(Charts and diagrams as code)
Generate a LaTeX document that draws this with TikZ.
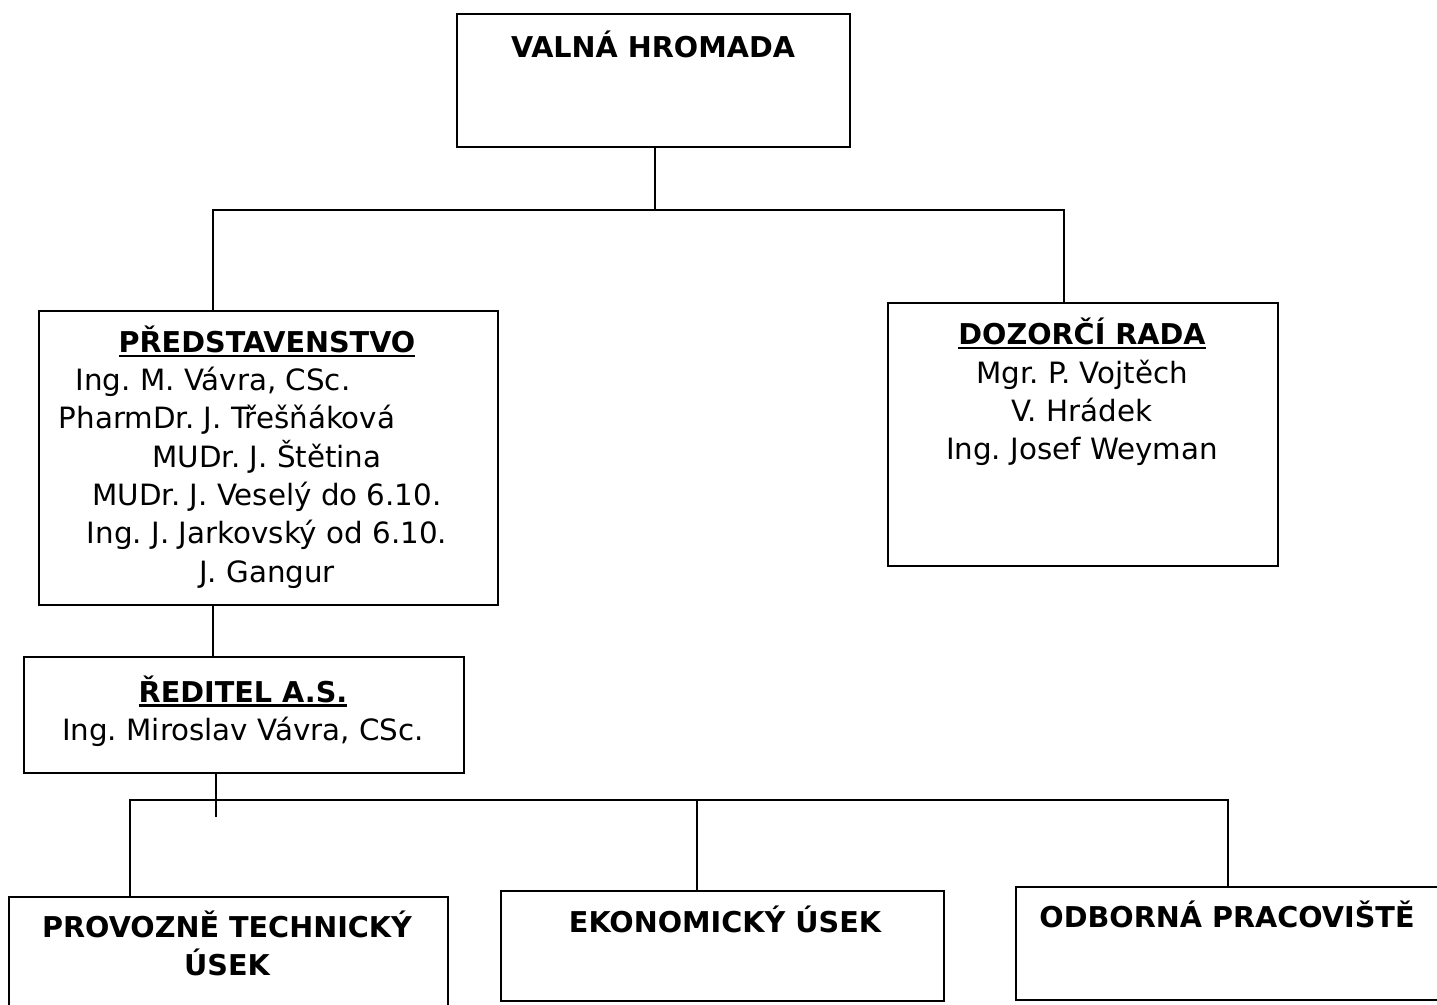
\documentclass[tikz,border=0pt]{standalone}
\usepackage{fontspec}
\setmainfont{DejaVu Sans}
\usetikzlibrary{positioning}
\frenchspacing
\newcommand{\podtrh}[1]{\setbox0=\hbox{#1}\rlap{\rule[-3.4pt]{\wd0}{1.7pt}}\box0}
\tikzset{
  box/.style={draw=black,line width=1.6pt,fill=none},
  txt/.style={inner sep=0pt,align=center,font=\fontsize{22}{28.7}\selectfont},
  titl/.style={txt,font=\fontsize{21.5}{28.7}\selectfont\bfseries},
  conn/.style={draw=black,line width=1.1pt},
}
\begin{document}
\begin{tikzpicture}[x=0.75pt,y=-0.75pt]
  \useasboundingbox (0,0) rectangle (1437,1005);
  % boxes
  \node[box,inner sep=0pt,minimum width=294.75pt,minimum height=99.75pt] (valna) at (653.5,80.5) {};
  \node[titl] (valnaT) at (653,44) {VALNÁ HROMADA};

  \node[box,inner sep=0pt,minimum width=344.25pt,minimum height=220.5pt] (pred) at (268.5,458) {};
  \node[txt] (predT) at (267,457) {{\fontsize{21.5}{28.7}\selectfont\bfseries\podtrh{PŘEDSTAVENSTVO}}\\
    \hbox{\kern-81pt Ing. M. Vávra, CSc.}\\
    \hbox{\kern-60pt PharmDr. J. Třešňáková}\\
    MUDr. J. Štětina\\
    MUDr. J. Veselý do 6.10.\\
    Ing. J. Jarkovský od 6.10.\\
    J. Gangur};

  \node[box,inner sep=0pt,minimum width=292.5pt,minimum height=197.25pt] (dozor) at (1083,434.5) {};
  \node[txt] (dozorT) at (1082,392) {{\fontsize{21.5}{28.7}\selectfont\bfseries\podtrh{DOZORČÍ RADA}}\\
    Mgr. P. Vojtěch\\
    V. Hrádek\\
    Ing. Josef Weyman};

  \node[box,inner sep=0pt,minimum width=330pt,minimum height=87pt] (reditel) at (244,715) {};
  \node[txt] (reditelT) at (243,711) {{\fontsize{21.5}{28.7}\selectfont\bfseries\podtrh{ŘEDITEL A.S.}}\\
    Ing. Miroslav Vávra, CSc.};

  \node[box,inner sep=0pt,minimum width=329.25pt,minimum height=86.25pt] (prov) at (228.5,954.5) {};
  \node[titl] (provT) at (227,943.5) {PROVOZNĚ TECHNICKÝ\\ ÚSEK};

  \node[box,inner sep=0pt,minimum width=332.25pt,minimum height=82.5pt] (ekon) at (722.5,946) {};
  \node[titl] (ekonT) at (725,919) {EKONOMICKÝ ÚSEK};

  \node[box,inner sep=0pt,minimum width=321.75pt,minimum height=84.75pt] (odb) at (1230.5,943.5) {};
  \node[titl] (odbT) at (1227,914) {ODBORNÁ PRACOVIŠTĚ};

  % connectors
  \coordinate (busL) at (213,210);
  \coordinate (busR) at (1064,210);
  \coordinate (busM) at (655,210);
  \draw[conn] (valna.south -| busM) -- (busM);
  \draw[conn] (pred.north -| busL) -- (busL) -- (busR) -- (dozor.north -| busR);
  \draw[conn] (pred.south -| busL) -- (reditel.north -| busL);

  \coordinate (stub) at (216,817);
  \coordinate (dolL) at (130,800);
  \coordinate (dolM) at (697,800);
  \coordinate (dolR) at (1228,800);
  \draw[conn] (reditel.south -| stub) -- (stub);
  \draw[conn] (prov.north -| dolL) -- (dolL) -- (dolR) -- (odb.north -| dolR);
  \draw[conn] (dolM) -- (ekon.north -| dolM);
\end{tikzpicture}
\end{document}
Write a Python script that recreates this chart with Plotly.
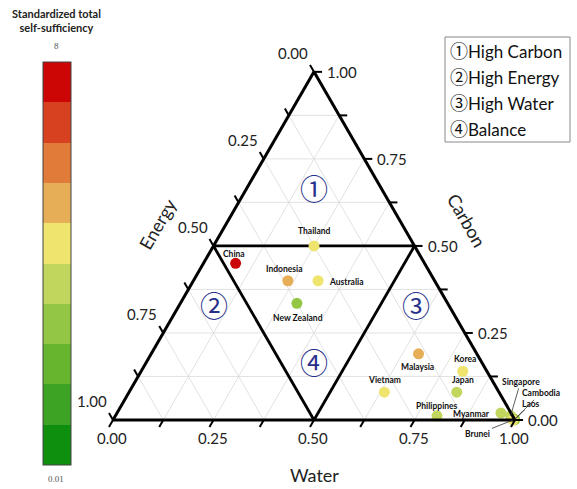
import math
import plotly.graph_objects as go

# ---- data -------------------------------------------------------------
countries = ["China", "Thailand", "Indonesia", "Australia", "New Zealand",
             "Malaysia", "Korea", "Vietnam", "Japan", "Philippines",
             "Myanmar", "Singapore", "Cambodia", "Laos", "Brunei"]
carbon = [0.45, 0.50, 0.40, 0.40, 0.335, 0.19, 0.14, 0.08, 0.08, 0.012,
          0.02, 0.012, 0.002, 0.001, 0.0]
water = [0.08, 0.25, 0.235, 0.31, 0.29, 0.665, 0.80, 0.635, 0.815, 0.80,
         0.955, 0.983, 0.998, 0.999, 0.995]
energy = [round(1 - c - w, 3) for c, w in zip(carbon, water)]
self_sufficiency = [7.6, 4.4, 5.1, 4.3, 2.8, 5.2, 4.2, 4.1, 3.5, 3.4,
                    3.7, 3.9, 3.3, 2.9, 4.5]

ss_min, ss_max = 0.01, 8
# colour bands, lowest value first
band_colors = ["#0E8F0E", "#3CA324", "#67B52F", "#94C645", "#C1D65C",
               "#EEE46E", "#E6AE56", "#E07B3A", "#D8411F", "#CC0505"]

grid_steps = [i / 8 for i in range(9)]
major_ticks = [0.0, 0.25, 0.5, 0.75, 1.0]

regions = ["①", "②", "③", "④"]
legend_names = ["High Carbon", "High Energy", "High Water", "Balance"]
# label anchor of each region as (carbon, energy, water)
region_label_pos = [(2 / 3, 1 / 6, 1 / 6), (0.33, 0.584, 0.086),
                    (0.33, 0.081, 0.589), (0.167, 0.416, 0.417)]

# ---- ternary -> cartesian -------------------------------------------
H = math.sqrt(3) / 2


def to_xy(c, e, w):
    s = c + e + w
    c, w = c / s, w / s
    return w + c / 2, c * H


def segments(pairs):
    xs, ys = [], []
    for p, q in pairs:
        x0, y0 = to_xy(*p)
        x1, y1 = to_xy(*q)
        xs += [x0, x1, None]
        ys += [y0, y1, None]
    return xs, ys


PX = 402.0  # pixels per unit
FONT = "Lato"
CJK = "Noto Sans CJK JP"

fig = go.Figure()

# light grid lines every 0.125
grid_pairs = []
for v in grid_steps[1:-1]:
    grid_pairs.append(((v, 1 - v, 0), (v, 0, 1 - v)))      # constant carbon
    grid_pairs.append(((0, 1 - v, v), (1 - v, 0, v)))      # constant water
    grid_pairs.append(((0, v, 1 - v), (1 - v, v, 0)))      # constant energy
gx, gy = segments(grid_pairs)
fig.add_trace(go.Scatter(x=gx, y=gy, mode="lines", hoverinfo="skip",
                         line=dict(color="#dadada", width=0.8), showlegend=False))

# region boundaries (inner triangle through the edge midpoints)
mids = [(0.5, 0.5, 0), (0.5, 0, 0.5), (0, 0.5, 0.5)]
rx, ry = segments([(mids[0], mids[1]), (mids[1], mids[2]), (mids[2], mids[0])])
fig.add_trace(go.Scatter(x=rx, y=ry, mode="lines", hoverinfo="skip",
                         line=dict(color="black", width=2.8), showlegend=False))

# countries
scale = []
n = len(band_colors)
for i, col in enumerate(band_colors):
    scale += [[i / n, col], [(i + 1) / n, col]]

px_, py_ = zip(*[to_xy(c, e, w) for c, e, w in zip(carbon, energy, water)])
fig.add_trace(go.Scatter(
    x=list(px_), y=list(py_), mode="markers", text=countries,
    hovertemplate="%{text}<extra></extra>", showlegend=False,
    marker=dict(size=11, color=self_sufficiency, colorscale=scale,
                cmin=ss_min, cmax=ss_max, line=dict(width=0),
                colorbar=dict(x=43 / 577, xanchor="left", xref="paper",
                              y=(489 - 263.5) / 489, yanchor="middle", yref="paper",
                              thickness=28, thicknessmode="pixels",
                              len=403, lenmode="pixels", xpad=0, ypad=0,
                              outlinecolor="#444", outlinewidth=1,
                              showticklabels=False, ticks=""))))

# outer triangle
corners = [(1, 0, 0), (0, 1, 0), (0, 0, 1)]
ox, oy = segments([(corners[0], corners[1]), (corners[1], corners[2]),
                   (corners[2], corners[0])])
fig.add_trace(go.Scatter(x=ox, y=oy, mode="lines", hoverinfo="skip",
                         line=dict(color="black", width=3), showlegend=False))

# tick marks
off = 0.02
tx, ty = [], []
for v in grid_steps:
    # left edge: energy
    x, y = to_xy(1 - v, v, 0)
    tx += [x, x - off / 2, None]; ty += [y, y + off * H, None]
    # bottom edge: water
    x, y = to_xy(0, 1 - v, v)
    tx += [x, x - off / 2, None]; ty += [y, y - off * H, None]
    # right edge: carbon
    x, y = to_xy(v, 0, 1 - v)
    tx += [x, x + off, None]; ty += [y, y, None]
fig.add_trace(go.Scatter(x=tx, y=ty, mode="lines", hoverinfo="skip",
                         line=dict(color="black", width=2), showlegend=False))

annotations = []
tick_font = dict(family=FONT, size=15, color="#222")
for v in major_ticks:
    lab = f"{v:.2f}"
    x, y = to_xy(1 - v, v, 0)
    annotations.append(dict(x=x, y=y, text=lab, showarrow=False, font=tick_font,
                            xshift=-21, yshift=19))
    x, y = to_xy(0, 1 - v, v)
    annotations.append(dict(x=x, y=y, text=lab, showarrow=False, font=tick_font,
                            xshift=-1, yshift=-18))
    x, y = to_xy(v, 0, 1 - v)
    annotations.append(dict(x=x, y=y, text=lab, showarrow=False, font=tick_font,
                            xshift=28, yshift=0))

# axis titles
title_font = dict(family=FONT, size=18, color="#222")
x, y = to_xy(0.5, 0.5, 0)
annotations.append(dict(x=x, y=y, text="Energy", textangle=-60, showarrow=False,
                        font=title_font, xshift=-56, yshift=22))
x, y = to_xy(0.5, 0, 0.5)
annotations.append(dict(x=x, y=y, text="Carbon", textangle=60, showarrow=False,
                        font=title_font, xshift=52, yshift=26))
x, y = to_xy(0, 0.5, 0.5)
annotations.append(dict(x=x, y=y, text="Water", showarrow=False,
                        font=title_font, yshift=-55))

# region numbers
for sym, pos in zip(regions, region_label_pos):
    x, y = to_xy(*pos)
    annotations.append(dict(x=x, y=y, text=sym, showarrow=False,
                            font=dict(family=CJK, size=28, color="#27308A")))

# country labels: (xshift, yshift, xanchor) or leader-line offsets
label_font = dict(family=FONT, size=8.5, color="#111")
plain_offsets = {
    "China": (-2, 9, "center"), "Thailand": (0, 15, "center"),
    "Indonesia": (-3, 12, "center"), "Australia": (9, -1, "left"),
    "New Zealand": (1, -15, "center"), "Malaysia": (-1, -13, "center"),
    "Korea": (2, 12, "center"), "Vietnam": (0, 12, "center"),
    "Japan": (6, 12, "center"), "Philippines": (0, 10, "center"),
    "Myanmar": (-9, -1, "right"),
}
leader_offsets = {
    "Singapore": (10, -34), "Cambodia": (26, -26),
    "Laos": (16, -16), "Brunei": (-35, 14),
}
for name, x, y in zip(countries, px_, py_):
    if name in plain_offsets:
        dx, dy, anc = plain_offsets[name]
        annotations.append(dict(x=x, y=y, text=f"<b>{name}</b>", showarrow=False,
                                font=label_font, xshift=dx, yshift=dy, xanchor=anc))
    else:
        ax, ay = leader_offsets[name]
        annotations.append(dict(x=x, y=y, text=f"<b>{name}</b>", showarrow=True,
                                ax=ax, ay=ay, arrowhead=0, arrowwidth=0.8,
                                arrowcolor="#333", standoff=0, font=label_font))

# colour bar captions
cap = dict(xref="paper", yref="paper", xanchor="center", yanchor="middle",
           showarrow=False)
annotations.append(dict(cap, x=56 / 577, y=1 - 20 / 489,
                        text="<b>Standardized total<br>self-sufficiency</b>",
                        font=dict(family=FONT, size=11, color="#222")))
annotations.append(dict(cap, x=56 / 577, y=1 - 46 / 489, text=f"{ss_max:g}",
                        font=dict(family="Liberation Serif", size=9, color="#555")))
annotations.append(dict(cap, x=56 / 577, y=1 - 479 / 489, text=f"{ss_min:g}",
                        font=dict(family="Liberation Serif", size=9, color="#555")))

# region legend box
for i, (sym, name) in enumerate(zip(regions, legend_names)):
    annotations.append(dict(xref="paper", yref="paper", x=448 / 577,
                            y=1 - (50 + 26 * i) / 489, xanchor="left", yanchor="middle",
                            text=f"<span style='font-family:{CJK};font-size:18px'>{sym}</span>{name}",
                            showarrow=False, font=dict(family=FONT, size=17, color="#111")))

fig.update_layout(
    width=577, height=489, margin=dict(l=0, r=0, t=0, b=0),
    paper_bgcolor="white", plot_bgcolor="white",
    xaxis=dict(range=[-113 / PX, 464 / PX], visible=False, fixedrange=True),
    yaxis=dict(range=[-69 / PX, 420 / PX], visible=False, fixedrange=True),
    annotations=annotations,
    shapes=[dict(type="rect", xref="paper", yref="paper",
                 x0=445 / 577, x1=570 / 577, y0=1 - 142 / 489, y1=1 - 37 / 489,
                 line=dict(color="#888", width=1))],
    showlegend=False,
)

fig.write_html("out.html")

DIRECTION
Above are some records. Output exactly the lines from the one that contains "Write a Python" to the one that contains "3.7, 3.9, 3.3, 2.9, 4.5]", keeping both, and omit the pictures.

REPLY TO THE TASK
Write a Python script that recreates this chart with Plotly.
import math
import plotly.graph_objects as go

# ---- data -------------------------------------------------------------
countries = ["China", "Thailand", "Indonesia", "Australia", "New Zealand",
             "Malaysia", "Korea", "Vietnam", "Japan", "Philippines",
             "Myanmar", "Singapore", "Cambodia", "Laos", "Brunei"]
carbon = [0.45, 0.50, 0.40, 0.40, 0.335, 0.19, 0.14, 0.08, 0.08, 0.012,
          0.02, 0.012, 0.002, 0.001, 0.0]
water = [0.08, 0.25, 0.235, 0.31, 0.29, 0.665, 0.80, 0.635, 0.815, 0.80,
         0.955, 0.983, 0.998, 0.999, 0.995]
energy = [round(1 - c - w, 3) for c, w in zip(carbon, water)]
self_sufficiency = [7.6, 4.4, 5.1, 4.3, 2.8, 5.2, 4.2, 4.1, 3.5, 3.4,
                    3.7, 3.9, 3.3, 2.9, 4.5]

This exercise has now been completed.